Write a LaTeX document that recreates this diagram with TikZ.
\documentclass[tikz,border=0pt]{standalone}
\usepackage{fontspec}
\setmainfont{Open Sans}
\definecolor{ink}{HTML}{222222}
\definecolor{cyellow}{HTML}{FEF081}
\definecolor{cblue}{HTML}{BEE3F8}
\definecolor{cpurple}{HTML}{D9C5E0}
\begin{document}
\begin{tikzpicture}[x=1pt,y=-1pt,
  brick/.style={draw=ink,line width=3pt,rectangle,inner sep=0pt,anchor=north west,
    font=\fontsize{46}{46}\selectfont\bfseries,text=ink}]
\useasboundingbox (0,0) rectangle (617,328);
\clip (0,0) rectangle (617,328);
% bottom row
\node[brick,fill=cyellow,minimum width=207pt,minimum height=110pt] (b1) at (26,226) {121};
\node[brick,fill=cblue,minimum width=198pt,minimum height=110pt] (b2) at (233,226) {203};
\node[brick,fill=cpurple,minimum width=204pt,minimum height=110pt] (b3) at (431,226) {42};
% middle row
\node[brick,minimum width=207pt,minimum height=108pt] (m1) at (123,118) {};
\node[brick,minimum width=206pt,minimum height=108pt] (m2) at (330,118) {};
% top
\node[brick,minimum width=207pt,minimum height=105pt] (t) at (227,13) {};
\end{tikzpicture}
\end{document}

----

#### Aim of the task
Type out all of the material again, word for word.

#### Task result
Write a LaTeX document that recreates this diagram with TikZ.
\documentclass[tikz,border=0pt]{standalone}
\usepackage{fontspec}
\setmainfont{Open Sans}
\definecolor{ink}{HTML}{222222}
\definecolor{cyellow}{HTML}{FEF081}
\definecolor{cblue}{HTML}{BEE3F8}
\definecolor{cpurple}{HTML}{D9C5E0}
\begin{document}
\begin{tikzpicture}[x=1pt,y=-1pt,
  brick/.style={draw=ink,line width=3pt,rectangle,inner sep=0pt,anchor=north west,
    font=\fontsize{46}{46}\selectfont\bfseries,text=ink}]
\useasboundingbox (0,0) rectangle (617,328);
\clip (0,0) rectangle (617,328);
% bottom row
\node[brick,fill=cyellow,minimum width=207pt,minimum height=110pt] (b1) at (26,226) {121};
\node[brick,fill=cblue,minimum width=198pt,minimum height=110pt] (b2) at (233,226) {203};
\node[brick,fill=cpurple,minimum width=204pt,minimum height=110pt] (b3) at (431,226) {42};
% middle row
\node[brick,minimum width=207pt,minimum height=108pt] (m1) at (123,118) {};
\node[brick,minimum width=206pt,minimum height=108pt] (m2) at (330,118) {};
% top
\node[brick,minimum width=207pt,minimum height=105pt] (t) at (227,13) {};
\end{tikzpicture}
\end{document}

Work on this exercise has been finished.